En verdad, hasta ese momento Chile había avanzado de tal manera que causaba admiración en todo el mundo, y eso en gran parte se debía al claro programa de gobierno que elaboró la Concertación de Partidos por la Democracia y a la sabia elección de los primeros tres mandatarios en que, sin duda, cada uno de ellos fue determinante en la designación del sucesor. Pero, tal como ocurrió con Marco Aurelio y sin siquiera la excusa de la paternidad, el Presidente Lagos subió a un tanque a la Sra. Bachelet y desde allí la proyectó a la Presidencia de la República. Los efectos se hicieron notar de inmediato: dejó de implementarse un programa de gobierno en que ella nunca creyó, comenzó el desprestigio de lo hasta allí logrado y se precipitó el eclipse de toda una generación de líderes políticos que habían sido los arquitectos de una transición cuyo tranquilo transcurrir tiene pocos parangones en la historia universal.

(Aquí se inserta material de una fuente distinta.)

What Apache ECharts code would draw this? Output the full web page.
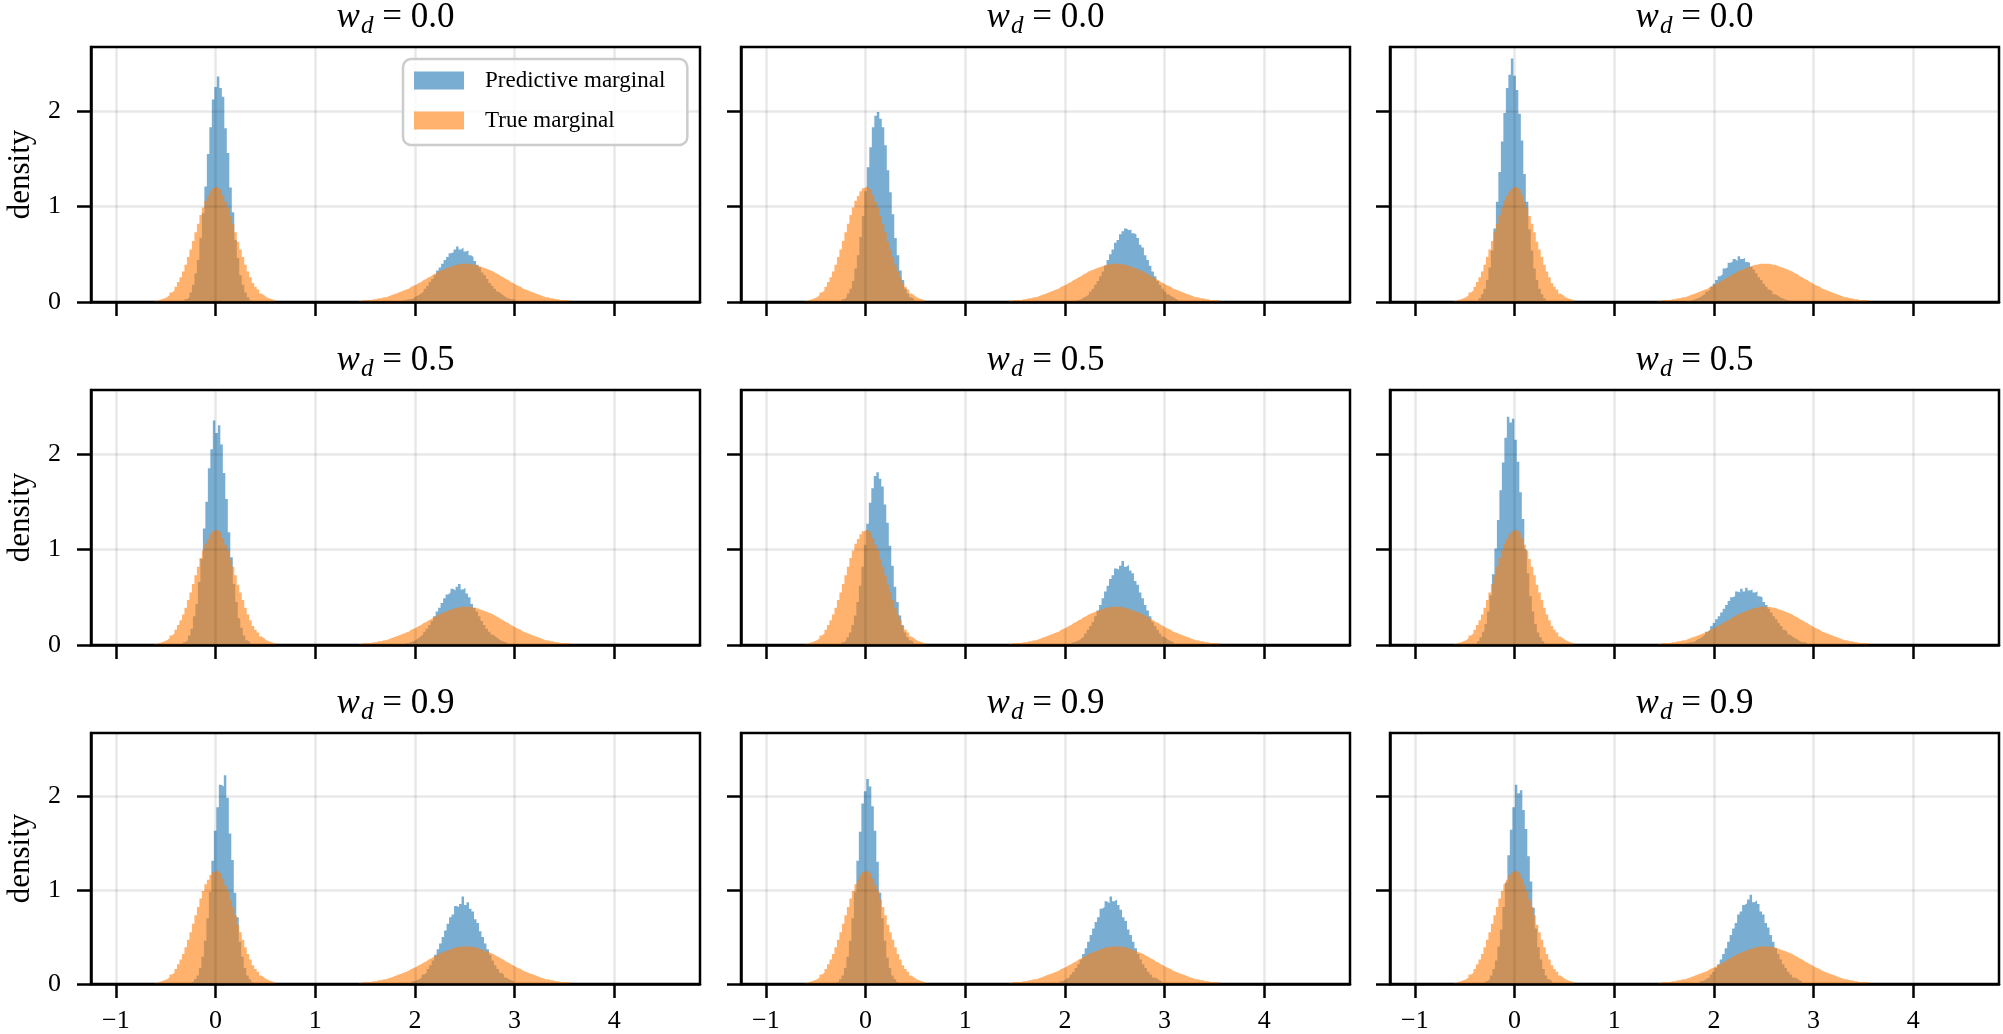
<!DOCTYPE html>
<html>
<head>
<meta charset="utf-8">
<title>Predictive vs true marginal</title>
<script src="https://cdn.jsdelivr.net/npm/echarts@6/dist/echarts.min.js"></script>
<style>
  html, body { margin: 0; padding: 0; background: #fff; }
  #chart { width: 2003px; height: 1034px; }
</style>
</head>
<body>
<div id="chart"></div>
<script>
const binWidth = 0.025
const weightLabels = ['0.0', '0.0', '0.0', '0.5', '0.5', '0.5', '0.9', '0.9', '0.9']
const xTicks = [-1, 0, 1, 2, 3, 4]
const yTicks = [0, 1, 2]

// true marginal, same in every panel (bin centres start at the given value)
const trueLowStart = -0.6
const trueLow = [0.01,0.02,0.03,0.04,0.05,0.07,0.10,0.12,0.16,0.21,0.26,0.32,0.39,0.47,0.55,0.64,0.73,0.82,0.91,0.99,1.06,1.11,1.16,1.19,
  1.21,
  1.19,1.17,1.12,1.05,0.99,0.90,0.82,0.73,0.63,0.55,0.47,0.39,0.32,0.26,0.20,0.16,0.13,0.09,0.07,0.05,0.04,0.03,0.02,0.01]
const trueHighStart = 1.45
const trueHigh = [0.01,0.02,0.02,0.02,0.02,0.03,0.03,0.04,0.04,0.05,0.05,0.06,0.07,0.08,0.09,0.10,0.11,0.12,0.13,0.14,0.16,0.17,0.18,0.20,0.21,0.23,0.24,0.26,0.27,0.29,0.30,0.32,0.33,0.34,0.35,0.36,0.37,0.38,0.39,0.39,0.40,0.40,
  0.40,
  0.40,0.40,0.39,0.39,0.38,0.37,0.36,0.35,0.34,0.33,0.32,0.30,0.29,0.27,0.26,0.24,0.23,0.21,0.20,0.18,0.17,0.16,0.14,0.13,0.12,0.11,0.10,0.09,0.08,0.07,0.06,0.05,0.05,0.04,0.04,0.03,0.03,0.02,0.02,0.02,0.02,0.01]

// predictive marginal, one pair of arrays per panel (row by row)
const predLowStart = [-0.3, -0.225, -0.35, -0.315, -0.23, -0.365, -0.23, -0.28, -0.285]
const predHighStart = [1.9, 2.13, 1.75, 1.92, 2.08, 1.725, 1.98, 1.96, 1.87]

const predLow1 = [0.03,0.05,0.10,0.18,0.30,0.44,0.67,0.93,1.21,1.55,1.83,2.12,2.25,2.36,2.24,2.15,1.82,1.56,1.20,0.94,0.65,0.46,0.28,0.18,0.10,0.05,0.02]
const predHigh1 = [0.02,0.03,0.03,0.04,0.06,0.07,0.09,0.11,0.14,0.17,0.21,0.24,0.28,0.33,0.36,0.40,0.44,0.47,0.51,0.52,0.55,0.58,0.55,0.57,0.53,0.54,0.49,0.47,0.43,0.39,0.36,0.31,0.28,0.24,0.20,0.17,0.14,0.11,0.09,0.07,0.05,0.04,0.03,0.03,0.02]
const predLow2 = [0.03,0.05,0.09,0.14,0.22,0.35,0.49,0.68,0.90,1.16,1.41,1.62,1.83,1.95,1.99,1.92,1.83,1.64,1.38,1.15,0.92,0.67,0.49,0.33,0.23,0.14,0.09,0.05,0.03]
const predHigh2 = [0.02,0.03,0.05,0.06,0.08,0.11,0.14,0.18,0.22,0.27,0.32,0.38,0.44,0.50,0.55,0.62,0.65,0.71,0.74,0.77,0.75,0.76,0.72,0.71,0.67,0.60,0.57,0.49,0.44,0.38,0.32,0.27,0.22,0.18,0.14,0.11,0.08,0.06,0.05,0.03,0.02]
const predLow3 = [0.04,0.08,0.14,0.23,0.36,0.54,0.77,1.05,1.36,1.68,1.98,2.24,2.38,2.55,2.37,2.22,1.97,1.69,1.34,1.05,0.76,0.54,0.35,0.23,0.14,0.08,0.04]
const predHigh3 = [0.01,0.02,0.03,0.04,0.05,0.07,0.08,0.11,0.13,0.16,0.19,0.23,0.27,0.29,0.35,0.36,0.41,0.42,0.45,0.43,0.48,0.45,0.46,0.42,0.41,0.37,0.34,0.30,0.26,0.23,0.19,0.16,0.13,0.11,0.08,0.07,0.05,0.04,0.03,0.02,0.01]

const predLow4 = [0.03,0.05,0.10,0.17,0.30,0.43,0.66,0.90,1.22,1.50,1.85,2.05,2.35,2.22,2.30,2.10,1.80,1.53,1.18,0.92,0.64,0.45,0.28,0.18,0.10,0.05,0.03]
const predHigh4 = [0.02,0.03,0.04,0.05,0.07,0.09,0.11,0.14,0.17,0.21,0.25,0.30,0.35,0.39,0.44,0.49,0.53,0.55,0.59,0.57,0.61,0.64,0.58,0.60,0.54,0.50,0.43,0.39,0.35,0.30,0.25,0.21,0.17,0.14,0.11,0.09,0.07,0.05,0.04,0.03,0.02]
const predLow5 = [0.03,0.05,0.08,0.13,0.21,0.31,0.45,0.62,0.82,1.05,1.27,1.49,1.64,1.77,1.81,1.74,1.66,1.47,1.28,1.04,0.83,0.61,0.45,0.31,0.21,0.13,0.08,0.05,0.03]
const predHigh5 = [0.03,0.04,0.05,0.07,0.09,0.12,0.16,0.20,0.24,0.30,0.36,0.42,0.49,0.56,0.62,0.69,0.73,0.80,0.79,0.83,0.88,0.82,0.84,0.78,0.75,0.67,0.63,0.55,0.49,0.42,0.36,0.30,0.24,0.20,0.16,0.12,0.09,0.07,0.05,0.04,0.03]
const predLow6 = [0.04,0.08,0.14,0.22,0.35,0.52,0.74,1.01,1.31,1.62,1.91,2.17,2.39,2.33,2.37,2.15,1.92,1.60,1.32,1.00,0.75,0.51,0.35,0.22,0.13,0.08,0.04]
const predHigh6 = [0.02,0.03,0.03,0.04,0.06,0.07,0.09,0.11,0.14,0.16,0.20,0.23,0.27,0.30,0.34,0.38,0.42,0.46,0.50,0.51,0.56,0.55,0.59,0.56,0.60,0.57,0.58,0.55,0.56,0.51,0.50,0.45,0.42,0.38,0.34,0.30,0.27,0.23,0.20,0.16,0.14,0.11,0.09,0.07,0.06,0.04,0.03,0.03,0.02]

const predLow7 = [0.02,0.05,0.09,0.17,0.29,0.46,0.70,0.98,1.31,1.63,1.88,2.12,2.10,2.22,1.98,1.60,1.32,0.97,0.71,0.45,0.29,0.17,0.09,0.05,0.02]
const predHigh7 = [0.03,0.04,0.05,0.07,0.10,0.12,0.16,0.20,0.25,0.31,0.37,0.43,0.50,0.57,0.64,0.71,0.74,0.83,0.82,0.85,0.93,0.84,0.87,0.80,0.77,0.69,0.65,0.56,0.50,0.43,0.37,0.31,0.25,0.20,0.16,0.12,0.10,0.07,0.05,0.04,0.03]
const predLow8 = [0.02,0.05,0.09,0.17,0.29,0.46,0.70,0.98,1.31,1.62,1.92,2.05,2.18,2.10,1.89,1.63,1.30,0.97,0.70,0.46,0.28,0.17,0.09,0.05,0.02]
const predHigh8 = [0.03,0.04,0.06,0.07,0.10,0.13,0.17,0.21,0.26,0.32,0.38,0.45,0.52,0.59,0.66,0.71,0.80,0.82,0.88,0.86,0.93,0.88,0.90,0.84,0.79,0.71,0.67,0.58,0.52,0.45,0.38,0.32,0.26,0.21,0.17,0.13,0.10,0.07,0.06,0.04,0.03]
const predLow9 = [0.03,0.05,0.09,0.16,0.25,0.40,0.58,0.82,1.08,1.37,1.64,1.88,2.12,2.03,2.06,1.85,1.65,1.36,1.09,0.81,0.59,0.39,0.26,0.16,0.09,0.05,0.03]
const predHigh9 = [0.03,0.04,0.06,0.07,0.10,0.13,0.17,0.21,0.26,0.32,0.38,0.45,0.52,0.59,0.65,0.74,0.77,0.84,0.86,0.90,0.95,0.87,0.89,0.85,0.77,0.74,0.65,0.60,0.52,0.45,0.38,0.32,0.26,0.21,0.17,0.13,0.10,0.07,0.06,0.04,0.03]

const predLow = [predLow1, predLow2, predLow3, predLow4, predLow5, predLow6, predLow7, predLow8, predLow9]
const predHigh = [predHigh1, predHigh2, predHigh3, predHigh4, predHigh5, predHigh6, predHigh7, predHigh8, predHigh9]

const font = "'Liberation Serif', 'DejaVu Serif', serif"
const colLeft = [91, 741, 1390]
const rowTop = [47, 390, 733]
const panelW = 609
const panelH = 255
const gridColor = 'rgba(0,0,0,0.09)'

// histogram outline: left bin edges, stepped
function histPoints(start, values) {
  const half = binWidth / 2
  const pts = values.map((v, i) => [start + i * binWidth - half, v])
  pts.push([start + values.length * binWidth - half, 0])
  return pts
}

function histSeries(name, idx, pts, rgb) {
  return {
    type: 'line',
    name: name,
    xAxisIndex: idx,
    yAxisIndex: idx,
    data: pts,
    step: 'end',
    showSymbol: false,
    symbol: 'none',
    silent: true,
    z: 1,
    itemStyle: { color: 'rgba(' + rgb + ',0.6)' },
    lineStyle: { width: 0, opacity: 0 },
    areaStyle: { color: 'rgb(' + rgb + ')', opacity: 0.6 }
  }
}

const blue = '31,119,180'
const orange = '255,127,14'

const grids = []
const xAxes = []
const yAxes = []
const series = []
const titles = []

for (let i = 0; i < 9; i++) {
  const r = Math.floor(i / 3)
  const c = i % 3
  grids.push({
    left: colLeft[c], top: rowTop[r], width: panelW, height: panelH,
    show: true, borderColor: '#000', borderWidth: 2.5, backgroundColor: 'transparent'
  })
  xAxes.push({
    gridIndex: i, type: 'value', min: -1.25, max: 4.86, z: 3,
    axisLine: { show: true, onZero: false, lineStyle: { color: '#000', width: 2.5 } },
    axisTick: { show: true, customValues: xTicks, length: 14, lineStyle: { color: '#000', width: 2.5 } },
    axisLabel: {
      show: r === 2, customValues: xTicks, margin: 24,
      fontFamily: font, fontSize: 26, color: '#000',
      formatter: v => (v < 0 ? '\u2212' + Math.abs(v) : String(v))
    },
    splitLine: { show: true, lineStyle: { color: gridColor, width: 2.5 } }
  })
  yAxes.push({
    gridIndex: i, type: 'value', min: 0, max: 2.67, z: 3,
    name: c === 0 ? 'density' : '',
    nameLocation: 'middle', nameRotate: 90, nameGap: 55,
    nameTextStyle: { fontFamily: font, fontSize: 31, color: '#000' },
    axisLine: { show: true, onZero: false, lineStyle: { color: '#000', width: 2.5 } },
    axisTick: { show: true, customValues: yTicks, length: 14, lineStyle: { color: '#000', width: 2.5 } },
    axisLabel: { show: c === 0, customValues: yTicks, margin: 30, fontFamily: font, fontSize: 26, color: '#000' },
    splitLine: { show: true, lineStyle: { color: gridColor, width: 2.5 } }
  })
  series.push(histSeries('Predictive marginal', i, histPoints(predLowStart[i], predLow[i]), blue))
  series.push(histSeries('Predictive marginal', i, histPoints(predHighStart[i], predHigh[i]), blue))
  series.push(histSeries('True marginal', i, histPoints(trueLowStart, trueLow), orange))
  series.push(histSeries('True marginal', i, histPoints(trueHighStart, trueHigh), orange))

  titles.push({
    type: 'text',
    x: colLeft[c] + panelW / 2,
    y: rowTop[r] - 8,
    silent: true,
    style: {
      text: '{w|w}{d|d}{t| = ' + weightLabels[i] + '}',
      align: 'center',
      verticalAlign: 'bottom',
      fill: '#000',
      rich: {
        w: { fontFamily: font, fontStyle: 'italic', fontSize: 35, lineHeight: 42 },
        d: { fontFamily: font, fontStyle: 'italic', fontSize: 25, lineHeight: 26, padding: [16, 0, 0, 1] },
        t: { fontFamily: font, fontSize: 35, lineHeight: 42 }
      }
    }
  })
}

const chart = echarts.init(document.getElementById('chart'))
chart.setOption({
  animation: false,
  textStyle: { fontFamily: font },
  grid: grids,
  xAxis: xAxes,
  yAxis: yAxes,
  series: series,
  graphic: titles,
  legend: {
    left: 403, top: 59,
    orient: 'vertical',
    data: ['Predictive marginal', 'True marginal'],
    icon: 'rect',
    itemWidth: 50, itemHeight: 18, itemGap: 17,
    padding: [10, 22, 13, 11],
    backgroundColor: 'rgba(255,255,255,0.8)',
    borderColor: '#cccccc', borderWidth: 2.5, borderRadius: 8,
    selectedMode: false,
    textStyle: { fontFamily: font, fontSize: 23, color: '#000', padding: [0, 0, 0, 16], lineHeight: 18 }
  }
})
</script>
</body>
</html>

Los logros de la Concertación se habían debido fundamentalmente al eje PS – PPD – PDC, y este se disolvió como el cobre en el agua regia cuando entró a la coalición de gobierno el PC, que es el disolvente político más potente que se haya inventado en la historia.
Por todo lo señalado, la Sra. Bachelet cumplidamente cimentó su comparación con el papel de Cómodo, con el cual, según los historiadores, se inició la caída del Imperio Romano. Hasta Hollywood, no precisamente muy respetuoso de la historia, le dio ese título a una de sus grandes producciones, y ello en espera de que los chilenos puedan producir una cinta que se titule “la caída de la República de Chile”.
Por lo dicho, abre la Sra. Bachelet la lista de los responsables directos de la crisis sistémica que hoy nos afecta. Ciertamente que no es la única responsable y hasta es posible que haya otros más culpables que ella, como trataremos de demostrar en otras reflexiones.